2003.10.14 担当 徳永

今日は朝から雨。夕方になってもちっとも止まない。しかも10月だというのに真冬並に寒い。

稽古場に行く途中で、ばっしゃーんと豪快に水溜りに足を突っ込む。

ヒールにストッキングという防寒仕様のない足元は容赦なく冷えていく。

ええーーん、冷たいよおー(T_T)。残酷なことに途中 [居酒屋ほっこり] という店がある。

その暖かそうなネーミングと店の明かりに吸い寄せられそうになりながら、必死で稽古場到着。

「た、助かった…」と気分は遭難者。

稽古場には、今回演技面も含めいろいろお手伝いいただいているSさんがいた。

実はこの稽古場はSさん所属の劇団の専用の稽古場だ。今回そこを好意で貸していただいている。

稽古着に着替えて一息ついていると「おう、上にあがってこいや」とSさん。

中2階みたいなところを更に上っていくとそこは事務所になっている。

ア●クルのカタログなんかも置いてあって、いかにも会社っぽい。

梦月さんとSさんと3人で打合せを済ませると、Sさんが「衣裳部屋、見るか?」と言った。

……いろんな人がその衣裳部屋で恐怖体験したというのはこの間、葵さんから聞いている。

けどSさんも梦月さんもそばにいるし大丈夫よね…。好奇心に負けて梦月さんと衣裳部屋に行く。

かつらや衣裳がたくさん置いてあって、いかにも衣裳部屋といった風情。

「かつらを人と見間違えただけかもね〜」と自分に言い聞かせる。うんうん、きっとそう。

その後ストレッチと発声をしていると、仕事が長引いたのと雨による渋滞でかなり遅れると葵さんから連絡が。

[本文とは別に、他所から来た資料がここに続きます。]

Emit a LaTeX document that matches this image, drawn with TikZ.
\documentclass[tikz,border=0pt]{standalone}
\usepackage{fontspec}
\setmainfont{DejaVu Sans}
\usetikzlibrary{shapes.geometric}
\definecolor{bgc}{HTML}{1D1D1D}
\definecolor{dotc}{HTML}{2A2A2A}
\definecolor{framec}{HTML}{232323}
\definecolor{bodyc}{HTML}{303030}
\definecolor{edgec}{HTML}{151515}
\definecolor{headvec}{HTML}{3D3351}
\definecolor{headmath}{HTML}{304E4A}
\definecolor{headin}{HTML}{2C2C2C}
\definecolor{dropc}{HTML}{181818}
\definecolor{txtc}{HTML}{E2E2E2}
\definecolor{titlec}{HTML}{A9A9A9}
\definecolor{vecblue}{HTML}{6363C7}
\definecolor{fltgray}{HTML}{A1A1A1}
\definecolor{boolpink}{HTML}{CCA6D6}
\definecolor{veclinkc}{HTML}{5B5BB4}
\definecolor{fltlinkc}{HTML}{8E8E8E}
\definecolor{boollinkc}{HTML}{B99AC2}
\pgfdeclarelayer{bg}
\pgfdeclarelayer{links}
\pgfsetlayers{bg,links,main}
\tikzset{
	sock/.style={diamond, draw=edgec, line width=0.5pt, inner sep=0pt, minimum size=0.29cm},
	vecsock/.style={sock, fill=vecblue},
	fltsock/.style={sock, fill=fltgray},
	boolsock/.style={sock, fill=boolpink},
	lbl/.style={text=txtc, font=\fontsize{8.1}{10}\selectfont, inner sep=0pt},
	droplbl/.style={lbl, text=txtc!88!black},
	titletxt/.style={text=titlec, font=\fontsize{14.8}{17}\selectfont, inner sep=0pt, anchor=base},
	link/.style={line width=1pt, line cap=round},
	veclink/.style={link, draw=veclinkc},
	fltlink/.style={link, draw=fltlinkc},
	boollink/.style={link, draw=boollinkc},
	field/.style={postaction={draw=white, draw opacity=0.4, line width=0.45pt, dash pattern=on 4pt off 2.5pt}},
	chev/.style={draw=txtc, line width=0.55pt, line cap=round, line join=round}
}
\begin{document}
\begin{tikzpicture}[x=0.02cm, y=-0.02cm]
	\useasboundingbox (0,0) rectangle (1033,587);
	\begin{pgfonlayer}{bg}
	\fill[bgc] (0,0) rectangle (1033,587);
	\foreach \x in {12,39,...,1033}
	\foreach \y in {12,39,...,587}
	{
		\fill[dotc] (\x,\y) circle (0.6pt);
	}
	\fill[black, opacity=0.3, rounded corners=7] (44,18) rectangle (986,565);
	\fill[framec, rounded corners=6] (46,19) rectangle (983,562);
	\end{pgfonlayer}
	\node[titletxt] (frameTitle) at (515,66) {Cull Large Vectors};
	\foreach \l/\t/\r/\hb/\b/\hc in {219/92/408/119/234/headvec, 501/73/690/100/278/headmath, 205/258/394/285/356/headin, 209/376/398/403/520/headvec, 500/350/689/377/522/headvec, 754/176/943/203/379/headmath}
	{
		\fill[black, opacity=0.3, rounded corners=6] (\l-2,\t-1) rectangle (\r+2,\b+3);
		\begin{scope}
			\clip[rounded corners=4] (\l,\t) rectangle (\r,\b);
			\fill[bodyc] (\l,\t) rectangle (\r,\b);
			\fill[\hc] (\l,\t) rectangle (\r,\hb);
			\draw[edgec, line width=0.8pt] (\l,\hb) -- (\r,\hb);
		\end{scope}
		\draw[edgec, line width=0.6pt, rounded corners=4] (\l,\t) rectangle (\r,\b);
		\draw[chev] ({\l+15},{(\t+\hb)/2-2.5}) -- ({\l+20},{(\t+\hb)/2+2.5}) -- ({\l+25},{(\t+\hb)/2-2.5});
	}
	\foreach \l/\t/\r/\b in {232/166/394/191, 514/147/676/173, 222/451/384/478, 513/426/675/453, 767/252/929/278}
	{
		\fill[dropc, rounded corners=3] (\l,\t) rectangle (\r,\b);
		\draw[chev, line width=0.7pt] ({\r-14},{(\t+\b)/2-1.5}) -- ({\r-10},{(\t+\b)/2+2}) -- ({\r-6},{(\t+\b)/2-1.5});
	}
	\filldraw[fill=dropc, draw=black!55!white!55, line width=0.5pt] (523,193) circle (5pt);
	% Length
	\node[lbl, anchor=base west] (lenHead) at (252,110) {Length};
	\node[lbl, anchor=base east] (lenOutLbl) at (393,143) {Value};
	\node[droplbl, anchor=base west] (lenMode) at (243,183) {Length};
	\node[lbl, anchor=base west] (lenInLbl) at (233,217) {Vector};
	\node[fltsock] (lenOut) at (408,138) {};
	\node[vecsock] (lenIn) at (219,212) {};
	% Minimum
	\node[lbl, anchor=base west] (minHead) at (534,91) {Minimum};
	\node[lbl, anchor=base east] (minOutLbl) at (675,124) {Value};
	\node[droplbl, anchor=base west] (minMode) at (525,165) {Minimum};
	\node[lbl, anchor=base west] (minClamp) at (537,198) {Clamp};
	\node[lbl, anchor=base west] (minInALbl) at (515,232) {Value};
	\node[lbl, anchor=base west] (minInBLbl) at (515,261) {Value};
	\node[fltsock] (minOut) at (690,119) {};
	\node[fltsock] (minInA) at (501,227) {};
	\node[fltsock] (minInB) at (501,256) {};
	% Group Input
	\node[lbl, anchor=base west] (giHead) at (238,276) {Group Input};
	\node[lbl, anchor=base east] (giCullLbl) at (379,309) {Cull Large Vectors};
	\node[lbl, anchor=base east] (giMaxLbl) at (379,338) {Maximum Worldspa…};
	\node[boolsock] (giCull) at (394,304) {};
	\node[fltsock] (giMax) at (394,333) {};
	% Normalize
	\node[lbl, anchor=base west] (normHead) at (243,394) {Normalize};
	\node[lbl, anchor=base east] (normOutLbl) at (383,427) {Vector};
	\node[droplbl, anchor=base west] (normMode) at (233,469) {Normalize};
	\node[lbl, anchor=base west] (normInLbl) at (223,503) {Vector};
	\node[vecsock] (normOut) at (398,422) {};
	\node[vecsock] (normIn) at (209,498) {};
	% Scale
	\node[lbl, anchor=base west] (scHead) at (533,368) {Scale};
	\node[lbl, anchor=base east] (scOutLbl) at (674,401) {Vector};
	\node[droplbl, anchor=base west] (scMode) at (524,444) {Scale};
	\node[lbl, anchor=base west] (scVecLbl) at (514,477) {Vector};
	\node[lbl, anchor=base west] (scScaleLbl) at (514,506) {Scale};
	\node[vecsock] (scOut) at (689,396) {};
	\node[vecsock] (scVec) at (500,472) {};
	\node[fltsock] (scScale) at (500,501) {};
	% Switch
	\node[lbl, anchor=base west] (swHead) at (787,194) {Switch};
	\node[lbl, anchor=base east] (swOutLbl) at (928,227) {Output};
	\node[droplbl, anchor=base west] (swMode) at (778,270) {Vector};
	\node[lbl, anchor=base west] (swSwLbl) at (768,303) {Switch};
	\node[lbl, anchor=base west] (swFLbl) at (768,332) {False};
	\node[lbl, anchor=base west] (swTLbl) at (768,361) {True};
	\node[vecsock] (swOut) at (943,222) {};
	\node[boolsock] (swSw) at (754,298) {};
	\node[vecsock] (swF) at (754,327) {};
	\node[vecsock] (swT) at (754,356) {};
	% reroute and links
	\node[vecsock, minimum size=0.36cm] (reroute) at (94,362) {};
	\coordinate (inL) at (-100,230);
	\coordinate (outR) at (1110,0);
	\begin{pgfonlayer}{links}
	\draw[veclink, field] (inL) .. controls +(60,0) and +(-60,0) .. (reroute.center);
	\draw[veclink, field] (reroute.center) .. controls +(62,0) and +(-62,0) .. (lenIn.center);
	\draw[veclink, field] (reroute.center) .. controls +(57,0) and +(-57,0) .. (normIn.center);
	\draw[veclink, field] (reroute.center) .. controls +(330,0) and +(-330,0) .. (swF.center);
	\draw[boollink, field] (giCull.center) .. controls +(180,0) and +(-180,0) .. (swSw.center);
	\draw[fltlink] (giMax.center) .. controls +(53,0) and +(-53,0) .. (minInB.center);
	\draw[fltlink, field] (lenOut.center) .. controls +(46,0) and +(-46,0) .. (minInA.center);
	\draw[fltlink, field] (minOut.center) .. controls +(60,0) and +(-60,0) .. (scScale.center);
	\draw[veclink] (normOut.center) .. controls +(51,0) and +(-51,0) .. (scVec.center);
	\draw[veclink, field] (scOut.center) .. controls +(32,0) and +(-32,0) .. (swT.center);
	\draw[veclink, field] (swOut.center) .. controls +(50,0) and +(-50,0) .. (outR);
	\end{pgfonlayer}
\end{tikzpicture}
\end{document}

電話のむこうで葵さんは「すんませんすんません」と悲痛に連呼していた。

今日は初の立ち稽古。台本最初の1場と2場をやることになっている。

しかし1場は葵さんと梦月さんの二人の芝居。葵さんがいないとできないのだ。

「どうします〜?」「う〜ん」虚しく流れていく時間。

とSさんが「おっ、そうや。殺陣のシーン用の刀あるで」と大きな箱を出してきた。

箱の中には大小さまざまな刀 (もちろん本物じゃありませんよ、お芝居用のものです )がずらり。

「おお〜」と皆感嘆。壮観壮観。

「そや!葵が来たら、みんなで刀持って[遅い!]言うて迫るか?」とSさんが提案。

わあ面白そう〜!(^0^)と一目散に刀に群がる私たち。

ついさっき到着した道具担当のGさんを加え、4人でウキウキしながら待つ。

しばらくすると車の止まる音が。「来た〜!」と稽古場入口に殺到。手を束にかけ半円状に並ぶ。

気分はキタノの座頭市。

Sさん「(嬉しそうに)俺が抜刀って言うから、そしたらみんな刀抜いて[遅い!]って言うんやでー♪」  私たち「は〜い♪」

バタン、カツカツ、ゴソゴソ、ガタン。

葵さん「遅れてすいませ…」 Sさん「抜刀!」 全員「(抜き身をかざして)遅〜いぃぃ!!」

葵さん「う…わあ。……なにやってんの?(-_-)」

半ば呆れ顔の葵さんを尻目に「どう?かっこいい?」「これすごいでしょお、この刀〜」と

葵さんをびっくりさせるのに成功したとハイタッチで大はしゃぎな私たち。

おいおい、そのパワー芝居に回せよ…とどこからか聞こえたような…。

……そしてそしてようやく稽古開始。

当たり前だけど、立ち稽古は脚本を読んでただけのときとは全く要領が違う。

戸惑いはそのまま芝居に出てしまうので、役者3人、Sさんからダメ出しの嵐をくらう。

立ち稽古は初めてだし焦ることないんだけど、うーん遠いわあゴール、頑張れニッポンって感じ。

稽古を9時半で終了し打ち合わせに入る。

ウルトラビンボーユニットなので、いかにして経費を削減するかなのだが

「もうこれ以上削れません!」というところまできているので(いやマジで)名案は出ず。10時半解散。

寒い、眠い、腹が減ったと遭難条件3拍子がそろった状態で12時帰宅。

我慢できずカレーうどんを食べる。深夜の食事に「太る…」という後ろめたさを感じつつも、

だって寒いんだもん!おなかすいてたんだもん!と何かに向かって言い訳。

食べて体があたたまると、ほっとしたのかさっき食らったダメ出しを全部忘れてしまった。